Unlike the previous problem, the search is not guided. In the worst case, we have to traverse through the whole tree to find out where is the least common ancestor.

We do not know when the search split, but we do know when the search rewinds.
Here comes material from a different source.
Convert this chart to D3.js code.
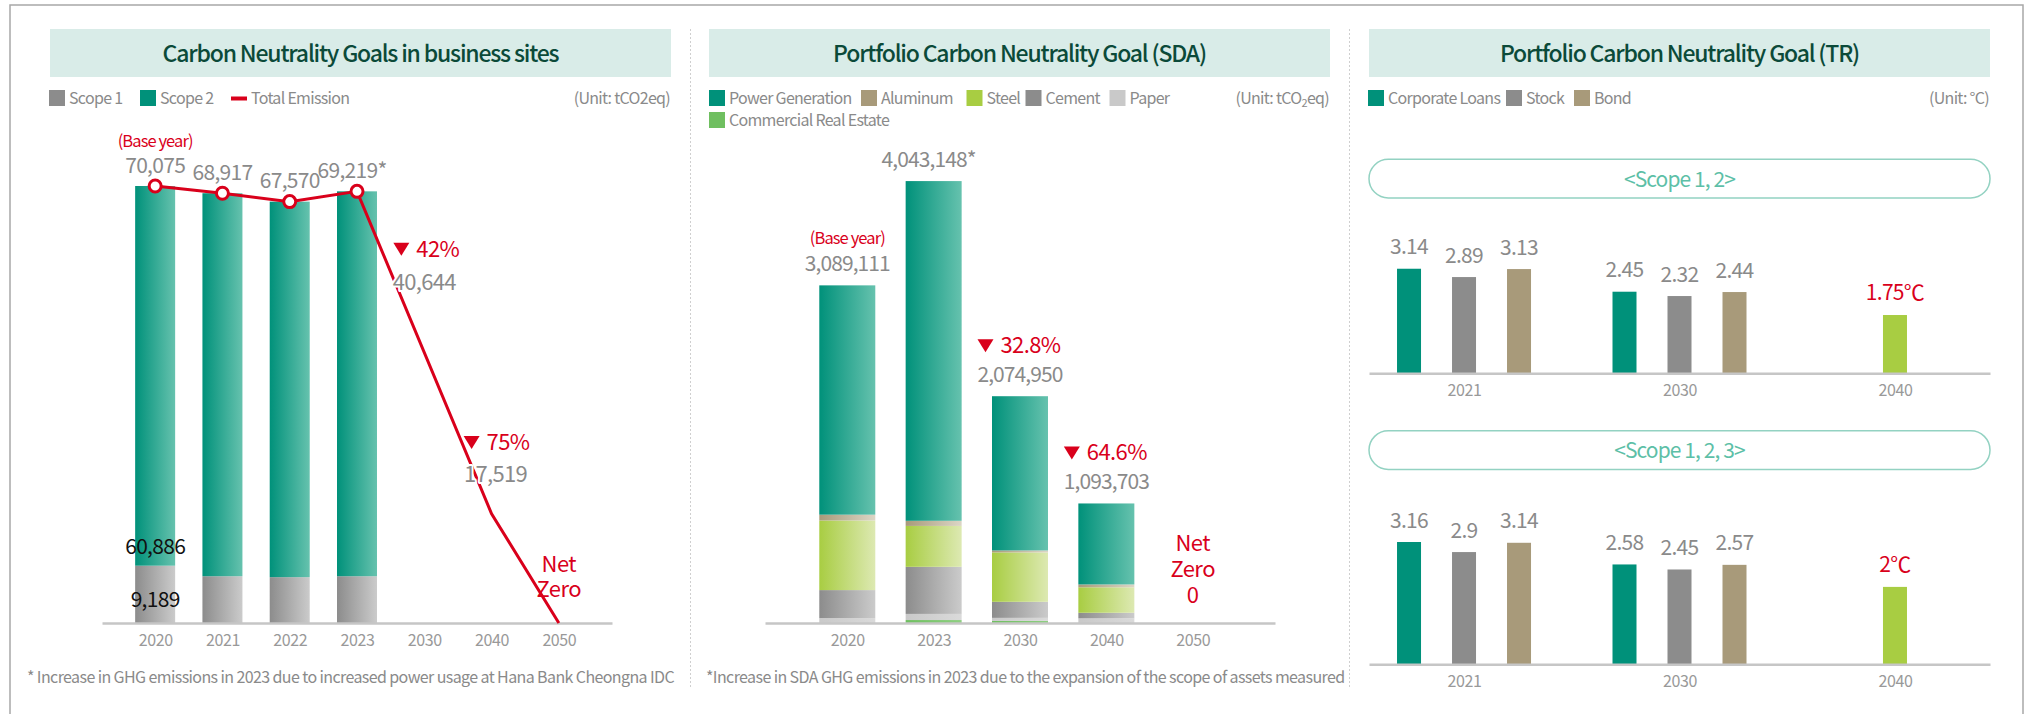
<!DOCTYPE html>
<html><head><meta charset="utf-8">
<script src="https://cdn.jsdelivr.net/npm/d3@7"></script>
<style>body{margin:0;background:#fff}svg{display:block}</style>
</head><body>
<script>
// ================= DATA =================
// Panel 1 : Carbon Neutrality Goals in business sites (tCO2eq)
const siteYears = ['2020','2021','2022','2023','2030','2040','2050'];
const siteBarYears = ['2020','2021','2022','2023'];
const siteScope1 = [9189, 7500, 7350, 7500];
const siteScope2 = [60886, 61417, 60220, 61719];
const siteTotals = [70075, 68917, 67570, 69219, 40644, 17519, 0];
const siteLineYears = ['2020','2021','2022','2023','2040','2050'];
const siteLineValues = [70075, 68917, 67570, 69219, 17519, 0];
const siteCutYears = ['2030','2040'];
const siteCuts = ['42%','75%'];

// Panel 2 : Portfolio Carbon Neutrality Goal (SDA) (tCO2eq)
const sdaYears = ['2020','2023','2030','2040','2050'];
const sdaTotals = [3089111, 4043148, 2074950, 1093703, 0];
const sdaPower = [2098000, 3108000, 1411000, 741000, 0];
const sdaAluminum = [53000, 47000, 18000, 26000, 0];
const sdaSteel = [637000, 374000, 452000, 233000, 0];
const sdaCement = [256000, 431000, 147000, 51000, 0];
const sdaPaper = [45111, 56000, 28000, 42703, 0];
const sdaRealEstate = [0, 27148, 18950, 0, 0];
const sdaCutYears = ['2030','2040'];
const sdaCuts = ['32.8%','64.6%'];

// Panel 3 : Portfolio Carbon Neutrality Goal (TR) (°C)
const trYears = ['2021','2030','2040'];
const trSeries = ['Corporate Loans','Stock','Bond'];
const trS12Loans = [3.14, 2.45];
const trS12Stock = [2.89, 2.32];
const trS12Bond = [3.13, 2.44];
const trS12Target = 1.75;   // 2040
const trS123Loans = [3.16, 2.58];
const trS123Stock = [2.9, 2.45];
const trS123Bond = [3.14, 2.57];
const trS123Target = 2;     // 2040

// ================= STYLE =================
const C = {
  teal:'#00917a', tealL:'#66c2ae', gray:'#8c8c8c', grayL:'#cbcbcb',
  tan:'#a89a7a', tanL:'#dcd6c6', lime:'#a8cd42', limeL:'#dde9b2',
  paper:'#c9c9c9', paperL:'#dadada', cre:'#6fbf60', red:'#d9001b',
  txt:'#8a8a8a', axis:'#c6c6c6', title:'#0b4a39', titleBg:'#d9ece8'
};
const FONT = "'Noto Sans CJK KR','Noto Sans',sans-serif";

const svg = d3.select('body').append('svg').attr('width',2037).attr('height',714)
  .style('font-family', FONT);
const defs = svg.append('defs');
function grad(id, c0, c1){
  const g = defs.append('linearGradient').attr('id',id).attr('x1',0).attr('x2',1).attr('y1',0).attr('y2',0);
  g.append('stop').attr('offset',0).attr('stop-color',c0);
  g.append('stop').attr('offset',1).attr('stop-color',c1);
  return `url(#${id})`;
}
const G = {
  teal: grad('gTeal', C.teal, C.tealL),
  gray: grad('gGray', C.gray, C.grayL),
  tan: grad('gTan', C.tan, C.tanL),
  lime: grad('gLime', C.lime, C.limeL),
  paper: grad('gPaper', C.paper, C.paperL),
  cre: grad('gCre', C.cre, '#8fcf82')
};

function T(g, x, y, s, o = {}){
  const size = o.size || 16;
  const t = g.append('text').attr('x',x).attr('y',y).text(s)
    .attr('font-size', size).attr('fill', o.color || C.txt)
    .attr('text-anchor', o.anchor || 'start').attr('font-weight', o.weight || 400)
    .attr('letter-spacing', o.ls !== undefined ? o.ls : -0.045*size);
  if (o.halo) t.attr('stroke','#fff').attr('stroke-width',4).attr('paint-order','stroke').attr('stroke-linejoin','round');
  return t;
}
function stackedText(g, x, y, lines, gap, o){
  const t = T(g, x, y, null, o);
  lines.forEach((s,i)=> t.append('tspan').attr('x',x).attr('dy', i===0?0:gap).text(s));
  return t;
}
function tri(g, x, y, w, h){
  g.append('path').attr('d',`M${x},${y}L${x+w},${y}L${x+w/2},${y+h}Z`).attr('fill',C.red);
}
// ▼ NN% group centred on cx
function cut(g, cx, base, label){
  const t = T(g, 0, base, label, {size:22, color:C.red, ls:-0.6});
  const tw = t.node().getComputedTextLength();
  const total = 16 + 7 + tw;
  const left = cx - total/2;
  t.attr('x', left + 23);
  tri(g, left, base - 14, 16, 13);
}
function styleAxis(ax){
  ax.select('.domain').attr('stroke',C.axis).attr('stroke-width',2.5);
  ax.selectAll('text').attr('font-size',16).attr('fill','#999').attr('font-family',FONT).attr('letter-spacing',-0.4);
}

// ================= FRAME / PANELS =================
svg.append('path').attr('d','M10,714V5H2023V714').attr('fill','none')
  .attr('stroke','#a8a8a8').attr('stroke-width',1.5);
[690.5, 1349.5].forEach(x => svg.append('line').attr('x1',x).attr('x2',x).attr('y1',29).attr('y2',688)
  .attr('stroke','#cfcfcf').attr('stroke-width',1).attr('stroke-dasharray','2,2'));

function titleBox(x0, x1, s){
  svg.append('rect').attr('x',x0).attr('y',29).attr('width',x1-x0).attr('height',48).attr('fill',C.titleBg);
  T(svg, (x0+x1)/2, 62, s, {size:23, color:C.title, anchor:'middle', weight:500, ls:-1.2});
}
function legendSq(x, y, color, label){
  svg.append('rect').attr('x',x).attr('y',y).attr('width',16).attr('height',16).attr('fill',color);
  T(svg, x+20, y+14, label, {size:16, ls:-0.7});
}

// ================= PANEL 1 =================
titleBox(50, 671, 'Carbon Neutrality Goals in business sites');
legendSq(49, 90, C.gray, 'Scope 1');
legendSq(140, 90, C.teal, 'Scope 2');
svg.append('rect').attr('x',231).attr('y',96.5).attr('width',16).attr('height',4).attr('fill',C.red);
T(svg, 251, 104, 'Total Emission', {size:16, ls:-0.7});
T(svg, 670, 104, '(Unit: tCO2eq)', {size:16, anchor:'end', ls:-0.7});

const p1 = svg.append('g');
const x1 = d3.scalePoint().domain(siteYears).range([102, 612]).padding(0.79);
const y1 = d3.scaleLinear().domain([0, 70075]).range([623, 186]);
const bw1 = 40;
siteBarYears.forEach((yr, i) => {
  const s1 = siteScope1[i], s2 = siteScope2[i];
  p1.append('rect').attr('x', x1(yr)-bw1/2).attr('y', y1(s1)).attr('width', bw1)
    .attr('height', y1(0)-y1(s1)).attr('fill', G.gray);
  p1.append('rect').attr('x', x1(yr)-bw1/2).attr('y', y1(s1+s2)).attr('width', bw1)
    .attr('height', y1(s1)-y1(s1+s2)).attr('fill', G.teal);
});
styleAxis(p1.append('g').attr('transform','translate(0,623)')
  .call(d3.axisBottom(x1).tickSize(0).tickPadding(12)));

const lineData = siteLineYears.map((y,i)=>({year:y, v:siteLineValues[i]}));
p1.append('path').datum(lineData)
  .attr('d', d3.line().x(d=>x1(d.year)).y(d=>y1(d.v)))
  .attr('fill','none').attr('stroke',C.red).attr('stroke-width',3);
p1.selectAll('circle.pt').data(lineData.filter(d=>siteBarYears.includes(d.year))).join('circle')
  .attr('cx',d=>x1(d.year)).attr('cy',d=>y1(d.v)).attr('r',6)
  .attr('fill','#fff').attr('stroke',C.red).attr('stroke-width',3);

const fmt = d3.format(',');
siteBarYears.forEach((yr,i)=>{
  T(p1, x1(yr) - (i===3?5:0), y1(siteTotals[i]) - 13.5, fmt(siteTotals[i]) + (i===3?'*':''), {size:21, anchor:'middle', ls:-0.7});
});
T(p1, x1('2020'), y1(siteTotals[0]) - 39.5, '(Base year)', {size:16.5, color:C.red, anchor:'middle', ls:-0.9});
T(p1, x1('2020'), y1(siteTotals[0]) + 368, fmt(siteScope2[0]), {size:21, color:'#111', anchor:'middle', ls:-0.7});
T(p1, x1('2020'), y1(0) - 16, fmt(siteScope1[0]), {size:21, color:'#111', anchor:'middle', ls:-0.7});
// 2030 / 2040 targets
T(p1, x1('2030'), 290, fmt(siteTotals[4]), {size:22, anchor:'middle', halo:true, ls:-0.7});
cut(p1, x1('2030')+2, 256.7, siteCuts[0]);
T(p1, x1('2040')+4, y1(siteTotals[5]) - 32, fmt(siteTotals[5]), {size:22, anchor:'middle', halo:true, ls:-0.7});
cut(p1, x1('2040')+5, 450, siteCuts[1]);
stackedText(p1, x1('2050'), y1(0) - 51, ['Net','Zero'], 25, {size:22, color:C.red, anchor:'middle', ls:-0.5});

T(svg, 27, 683, '* Increase in GHG emissions in 2023 due to increased power usage at Hana Bank Cheongna IDC', {size:16, ls:-0.6});

// ================= PANEL 2 =================
titleBox(709, 1330, 'Portfolio Carbon Neutrality Goal (SDA)');
legendSq(709, 90, C.teal, 'Power Generation');
legendSq(861, 90, C.tan, 'Aluminum');
legendSq(966.5, 90, C.lime, 'Steel');
legendSq(1025.5, 90, C.gray, 'Cement');
legendSq(1109.5, 90, C.paper, 'Paper');
legendSq(709, 112, C.cre, 'Commercial Real Estate');
{
  const u = T(svg, 1329, 104, '(Unit: tCO', {size:16, anchor:'end', ls:-0.7});
  u.append('tspan').text('2').attr('font-size',11).attr('dy',3);
  u.append('tspan').text('eq)').attr('dy',-3);
}

const p2 = svg.append('g');
const x2 = d3.scalePoint().domain(sdaYears).range([765, 1275]).padding(0.953);
const y2 = d3.scaleLinear().domain([0, 4000000]).range([623, 185.8]);
const bw2 = 56;
const sdaKeys = ['Commercial Real Estate','Paper','Cement','Steel','Aluminum','Power Generation'];
const sdaFill = {'Commercial Real Estate':G.cre, 'Paper':G.paper, 'Cement':G.gray, 'Steel':G.lime, 'Aluminum':G.tan, 'Power Generation':G.teal};
const sdaRows = sdaYears.map((yr,i)=>({year:yr, 'Power Generation':sdaPower[i], 'Aluminum':sdaAluminum[i],
  'Steel':sdaSteel[i], 'Cement':sdaCement[i], 'Paper':sdaPaper[i], 'Commercial Real Estate':sdaRealEstate[i]}));
const stack = d3.stack().keys(sdaKeys)(sdaRows);
p2.selectAll('g.layer').data(stack).join('g').attr('fill', d=>sdaFill[d.key])
  .selectAll('rect').data(d=>d.filter(s=>s[1]>s[0])).join('rect')
  .attr('x', d=>x2(d.data.year)-bw2/2).attr('width', bw2)
  .attr('y', d=>y2(d[1])).attr('height', d=>y2(d[0])-y2(d[1]));
styleAxis(p2.append('g').attr('transform','translate(0,623)')
  .call(d3.axisBottom(x2).tickSize(0).tickPadding(12)));

sdaYears.slice(0,4).forEach((yr,i)=>{
  T(p2, x2(yr) - (i===1?5:0), y2(sdaTotals[i]) - 14, fmt(sdaTotals[i]) + (i===1?'*':''), {size:21, anchor:'middle', ls:-0.9});
});
T(p2, x2('2020'), y2(sdaTotals[0]) - 41, '(Base year)', {size:16.5, color:C.red, anchor:'middle', ls:-0.9});
sdaCutYears.forEach((yr,i)=>{
  const k = sdaYears.indexOf(yr);
  cut(p2, x2(yr) - 1, y2(sdaTotals[k]) - 43, sdaCuts[i]);
});
stackedText(p2, x2('2050'), y2(0) - 72, ['Net','Zero', fmt(sdaTotals[4])], 26.2, {size:22, color:C.red, anchor:'middle', ls:-0.5});

T(svg, 706, 683, '*Increase in SDA GHG emissions in 2023 due to the expansion of the scope of assets measured', {size:16, ls:-0.6});

// ================= PANEL 3 =================
titleBox(1369, 1990, 'Portfolio Carbon Neutrality Goal (TR)');
legendSq(1368, 90, C.teal, 'Corporate Loans');
legendSq(1506, 90, C.gray, 'Stock');
legendSq(1574, 90, C.tan, 'Bond');
T(svg, 1989, 104, '(Unit: °C)', {size:16, anchor:'end', ls:-0.7});

const x3 = d3.scalePoint().domain(trYears).range([1369, 1990]).padding(0.441);
const sub3 = d3.scaleBand().domain(trSeries).range([-82.5, 82.5]);
const trColor = {'Corporate Loans':C.teal, 'Stock':C.gray, 'Bond':C.tan};
const bw3 = 24;

function pill(y, label){
  svg.append('rect').attr('x',1369).attr('y',y).attr('width',621).attr('height',38.7).attr('rx',19.35)
    .attr('fill','#fff').attr('stroke','#93d2c2').attr('stroke-width',1.5);
  T(svg, 1679.5, y+27.4, label, {size:21, color:'#5dbfa7', anchor:'middle', ls:-0.9});
}
function trChart(base, pxPerDeg, loans, stock, bond, target){
  const g = svg.append('g');
  const y = d3.scaleLinear().domain([0, 3.5]).range([base, base - 3.5*pxPerDeg]);
  const rows = [];
  trYears.slice(0,2).forEach((yr,i)=>{
    rows.push({year:yr, s:'Corporate Loans', v:loans[i]});
    rows.push({year:yr, s:'Stock', v:stock[i]});
    rows.push({year:yr, s:'Bond', v:bond[i]});
  });
  g.selectAll('rect.b').data(rows).join('rect')
    .attr('x', d=>x3(d.year)+sub3(d.s)+sub3.bandwidth()/2-bw3/2).attr('width',bw3)
    .attr('y', d=>y(d.v)).attr('height', d=>y(0)-y(d.v)).attr('fill', d=>trColor[d.s]);
  g.selectAll('text.v').data(rows).join('text')
    .attr('x', d=>x3(d.year)+sub3(d.s)+sub3.bandwidth()/2).attr('y', d=>y(d.v)-14.5)
    .attr('text-anchor','middle').attr('font-size',21).attr('letter-spacing',-0.7)
    .attr('fill',C.txt).text(d=>String(d.v));
  g.append('rect').attr('x', x3('2040')-bw3/2).attr('width',bw3).attr('y', y(target))
    .attr('height', y(0)-y(target)).attr('fill', C.lime);
  T(g, x3('2040'), y(target)-15, String(target)+'℃', {size:21, color:C.red, anchor:'middle', ls:-0.7});
  styleAxis(g.append('g').attr('transform',`translate(0,${base})`)
    .call(d3.axisBottom(x3).tickSize(0).tickPadding(11)));
}
pill(159.3, '<Scope 1, 2>');
trChart(373.3, 33.3, trS12Loans, trS12Stock, trS12Bond, trS12Target);
pill(430.7, '<Scope 1, 2, 3>');
trChart(664.3, 38.7, trS123Loans, trS123Stock, trS123Bond, trS123Target);
</script>
</body></html>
If we know for the first time that both nodes are found in the subtrees (including self), then that is the solution.

Code:

#include "stdafx.h"

// https://leetcode.com/problems/lowest-common-ancestor-of-a-binary-tree/

#include "LEET_LOWEST_COMMON_ANCESTOR_OF_A_BINARY_TREE.h"
#include <map>
#include <iostream>
#include <sstream>
#include <vector>
#include <string>

using namespace std;

namespace _LEET_LOWEST_COMMON_ANCESTOR_OF_A_BINARY_TREE
{
struct TreeNode
{
int val;
TreeNode* left;
TreeNode* right;
TreeNode(int x) : val(x), left(NULL), right(NULL) {}
};
class Solution
{
private:
void lowestCommonAncestor(TreeNode* root, TreeNode* p, TreeNode* q, bool* pFound, bool* qFound, TreeNode** solution)
{
bool lpFound = false;
bool lqFound = false;
bool rpFound = false;
bool rqFound = false;
if (root == NULL)
{
return;
}
lowestCommonAncestor(root->left, p, q, &lpFound, &lqFound, solution);
if (*solution != NULL)
{
return;
}
lowestCommonAncestor(root->right, p, q, &rpFound, &rqFound, solution);
if (*solution != NULL)
{
return;
}
*pFound = lpFound || rpFound || (root == p);
*qFound = lqFound || rqFound || (root == q);
if (*pFound && *qFound)
{
*solution = root;
}
}
public:
TreeNode* lowestCommonAncestor(TreeNode* root, TreeNode* p, TreeNode* q)
{
bool pFound = false;
bool qFound = false;
TreeNode* solution = NULL;
lowestCommonAncestor(root, p, q, &pFound, &qFound, &solution);
return solution;
}
};
};

using namespace _LEET_LOWEST_COMMON_ANCESTOR_OF_A_BINARY_TREE;

int LEET_LOWEST_COMMON_ANCESTOR_OF_A_BINARY_TREE()
{
Solution s;
TreeNode a(3);
TreeNode b(5);
TreeNode c(1);
TreeNode d(6);
TreeNode e(2);
TreeNode f(0);
TreeNode g(8);
TreeNode h(7);
TreeNode i(4);
a.left = &b;
a.right = &c;
b.left = &d;
b.right = &e;
c.left = &f;
c.right = &g;
e.left = &h;
e.right = &i;

cout << (s.lowestCommonAncestor(&a, &b, &c) == &a) << endl;
cout << (s.lowestCommonAncestor(&a, &b, &i) == &b) << endl;

return 0;
}